_EXERCISE BRIEF_
In the lines below, output everything from the first line through the line containing "y_range = Range1d((Y0" exactly as it is. Pictures are not part of the output.

_MATERIAL FOR THE TASK_
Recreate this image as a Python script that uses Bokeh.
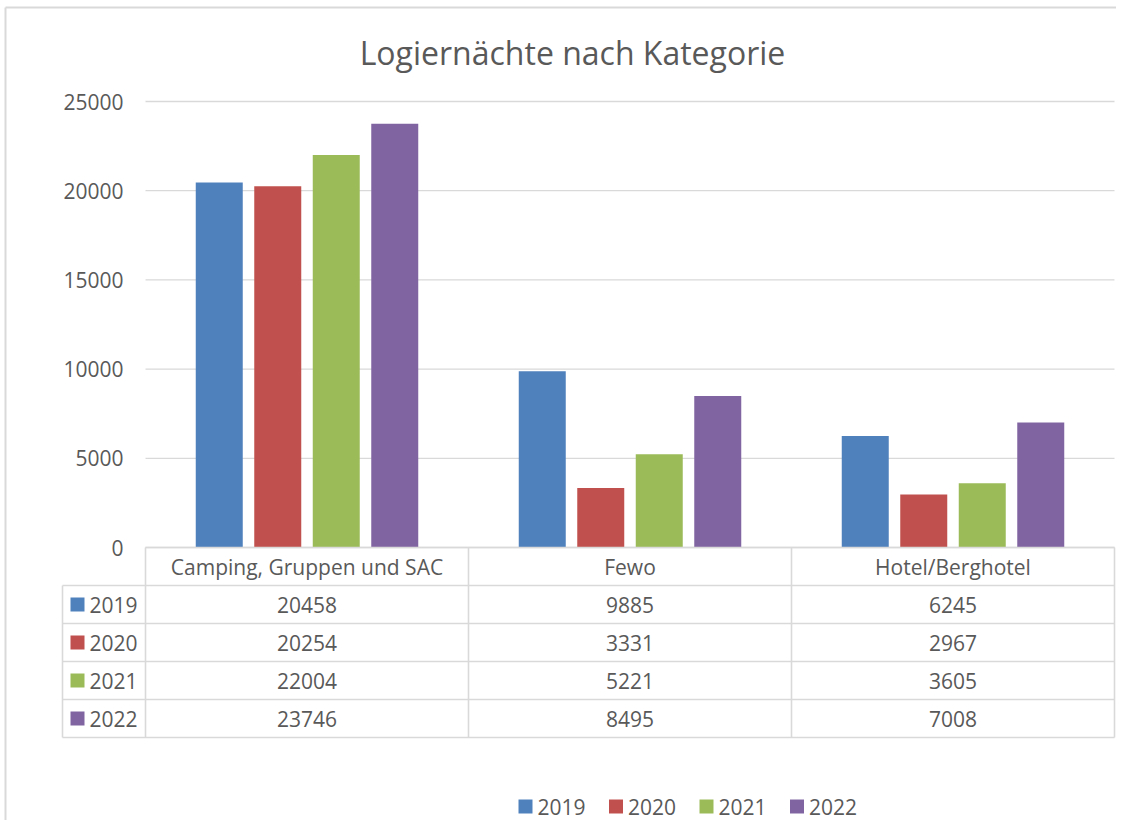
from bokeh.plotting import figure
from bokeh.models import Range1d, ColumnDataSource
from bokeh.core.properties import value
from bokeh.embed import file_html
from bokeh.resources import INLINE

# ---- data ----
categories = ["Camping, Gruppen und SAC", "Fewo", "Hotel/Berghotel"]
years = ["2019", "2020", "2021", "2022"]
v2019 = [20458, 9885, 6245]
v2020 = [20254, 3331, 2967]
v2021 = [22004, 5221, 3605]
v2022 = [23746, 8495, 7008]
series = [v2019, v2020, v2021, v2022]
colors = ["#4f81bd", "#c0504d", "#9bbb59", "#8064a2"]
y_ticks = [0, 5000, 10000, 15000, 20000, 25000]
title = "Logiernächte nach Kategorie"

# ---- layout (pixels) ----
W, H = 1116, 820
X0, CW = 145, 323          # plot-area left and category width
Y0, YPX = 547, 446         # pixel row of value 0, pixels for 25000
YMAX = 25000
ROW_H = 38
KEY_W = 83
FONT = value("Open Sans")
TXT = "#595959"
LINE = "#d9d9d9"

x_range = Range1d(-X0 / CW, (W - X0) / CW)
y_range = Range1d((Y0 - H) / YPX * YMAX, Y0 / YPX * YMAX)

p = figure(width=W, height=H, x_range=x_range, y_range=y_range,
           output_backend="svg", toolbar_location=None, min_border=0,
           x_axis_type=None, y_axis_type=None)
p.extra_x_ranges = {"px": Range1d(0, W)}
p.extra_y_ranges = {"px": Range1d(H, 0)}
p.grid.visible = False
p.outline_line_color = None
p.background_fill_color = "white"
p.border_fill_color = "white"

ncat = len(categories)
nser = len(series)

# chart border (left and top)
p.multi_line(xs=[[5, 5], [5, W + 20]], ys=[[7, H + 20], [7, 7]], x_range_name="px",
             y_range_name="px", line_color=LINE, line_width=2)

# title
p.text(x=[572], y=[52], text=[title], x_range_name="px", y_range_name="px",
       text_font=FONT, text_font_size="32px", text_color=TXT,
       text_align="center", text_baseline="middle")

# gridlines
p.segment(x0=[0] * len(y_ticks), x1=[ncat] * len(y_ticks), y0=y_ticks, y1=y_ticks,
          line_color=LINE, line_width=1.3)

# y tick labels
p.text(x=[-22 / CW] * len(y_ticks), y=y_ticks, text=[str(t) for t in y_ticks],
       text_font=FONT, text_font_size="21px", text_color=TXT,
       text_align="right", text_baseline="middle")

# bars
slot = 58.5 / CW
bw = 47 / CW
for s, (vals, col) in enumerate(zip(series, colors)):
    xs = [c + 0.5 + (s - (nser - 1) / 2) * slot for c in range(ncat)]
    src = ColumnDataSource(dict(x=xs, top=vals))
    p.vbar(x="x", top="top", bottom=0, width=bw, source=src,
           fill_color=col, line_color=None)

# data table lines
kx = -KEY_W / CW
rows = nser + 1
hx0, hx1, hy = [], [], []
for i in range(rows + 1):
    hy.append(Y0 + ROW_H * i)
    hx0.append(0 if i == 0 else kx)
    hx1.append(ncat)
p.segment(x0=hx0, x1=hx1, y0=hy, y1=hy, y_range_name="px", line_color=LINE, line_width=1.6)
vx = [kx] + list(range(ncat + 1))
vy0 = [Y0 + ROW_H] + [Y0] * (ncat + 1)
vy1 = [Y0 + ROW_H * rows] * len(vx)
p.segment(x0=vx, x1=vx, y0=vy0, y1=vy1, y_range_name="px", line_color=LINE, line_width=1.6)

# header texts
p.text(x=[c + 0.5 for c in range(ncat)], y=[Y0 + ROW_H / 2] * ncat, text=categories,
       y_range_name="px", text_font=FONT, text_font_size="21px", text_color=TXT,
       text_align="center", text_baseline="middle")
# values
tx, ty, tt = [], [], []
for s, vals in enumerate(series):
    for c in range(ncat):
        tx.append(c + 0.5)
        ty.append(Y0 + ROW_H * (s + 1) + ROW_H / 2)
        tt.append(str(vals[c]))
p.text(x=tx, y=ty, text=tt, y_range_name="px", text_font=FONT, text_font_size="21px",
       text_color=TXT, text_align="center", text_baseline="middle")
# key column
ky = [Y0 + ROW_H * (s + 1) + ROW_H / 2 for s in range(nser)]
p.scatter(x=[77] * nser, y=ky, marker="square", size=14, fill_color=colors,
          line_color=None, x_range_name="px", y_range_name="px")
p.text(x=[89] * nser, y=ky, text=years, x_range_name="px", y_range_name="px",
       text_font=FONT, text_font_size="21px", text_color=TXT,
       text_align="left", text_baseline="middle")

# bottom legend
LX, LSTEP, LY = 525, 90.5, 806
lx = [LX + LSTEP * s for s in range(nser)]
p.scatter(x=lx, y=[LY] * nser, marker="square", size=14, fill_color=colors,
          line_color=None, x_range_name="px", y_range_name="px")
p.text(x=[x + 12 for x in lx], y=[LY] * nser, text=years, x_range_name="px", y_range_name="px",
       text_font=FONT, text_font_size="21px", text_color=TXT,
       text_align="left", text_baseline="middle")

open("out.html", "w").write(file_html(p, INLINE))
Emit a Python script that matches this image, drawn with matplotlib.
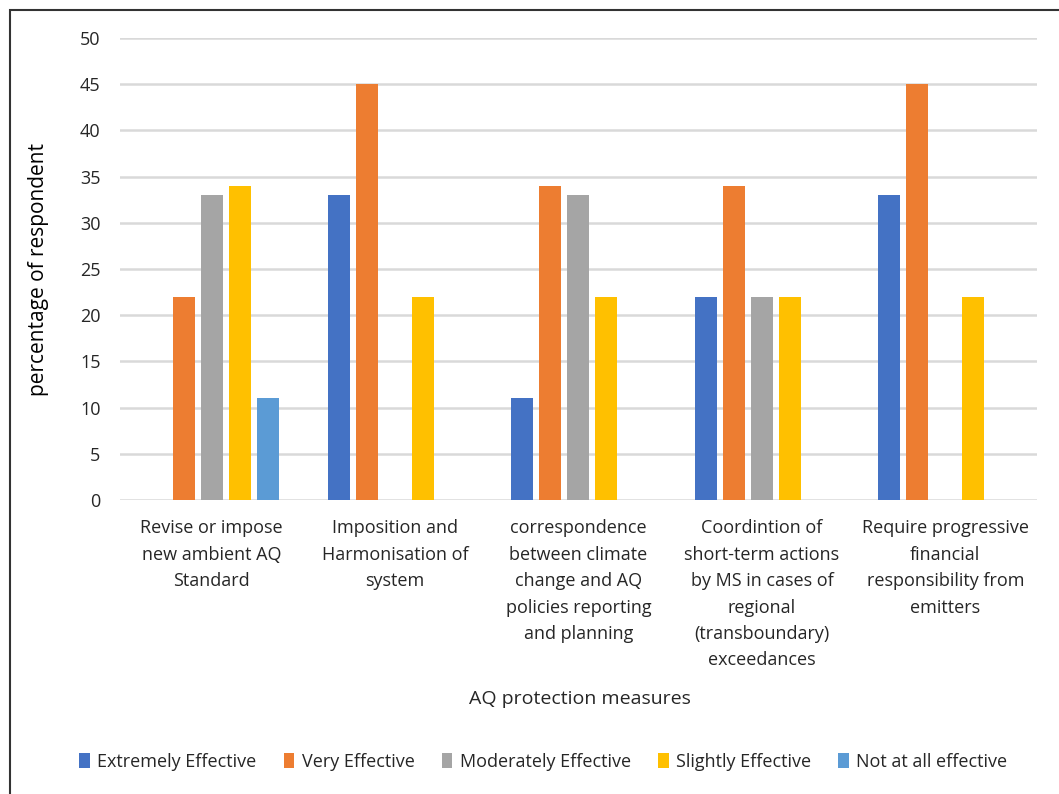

_SOLUTION FOR THIS TASK_
Recreate this image as a Python script that uses Bokeh.
from bokeh.plotting import figure
from bokeh.models import Range1d, ColumnDataSource
from bokeh.core.properties import value
from bokeh.embed import file_html
from bokeh.resources import INLINE

# ---- data ----
categories = ["Camping, Gruppen und SAC", "Fewo", "Hotel/Berghotel"]
years = ["2019", "2020", "2021", "2022"]
v2019 = [20458, 9885, 6245]
v2020 = [20254, 3331, 2967]
v2021 = [22004, 5221, 3605]
v2022 = [23746, 8495, 7008]
series = [v2019, v2020, v2021, v2022]
colors = ["#4f81bd", "#c0504d", "#9bbb59", "#8064a2"]
y_ticks = [0, 5000, 10000, 15000, 20000, 25000]
title = "Logiernächte nach Kategorie"

# ---- layout (pixels) ----
W, H = 1116, 820
X0, CW = 145, 323          # plot-area left and category width
Y0, YPX = 547, 446         # pixel row of value 0, pixels for 25000
YMAX = 25000
ROW_H = 38
KEY_W = 83
FONT = value("Open Sans")
TXT = "#595959"
LINE = "#d9d9d9"

x_range = Range1d(-X0 / CW, (W - X0) / CW)
y_range = Range1d((Y0 - H) / YPX * YMAX, Y0 / YPX * YMAX)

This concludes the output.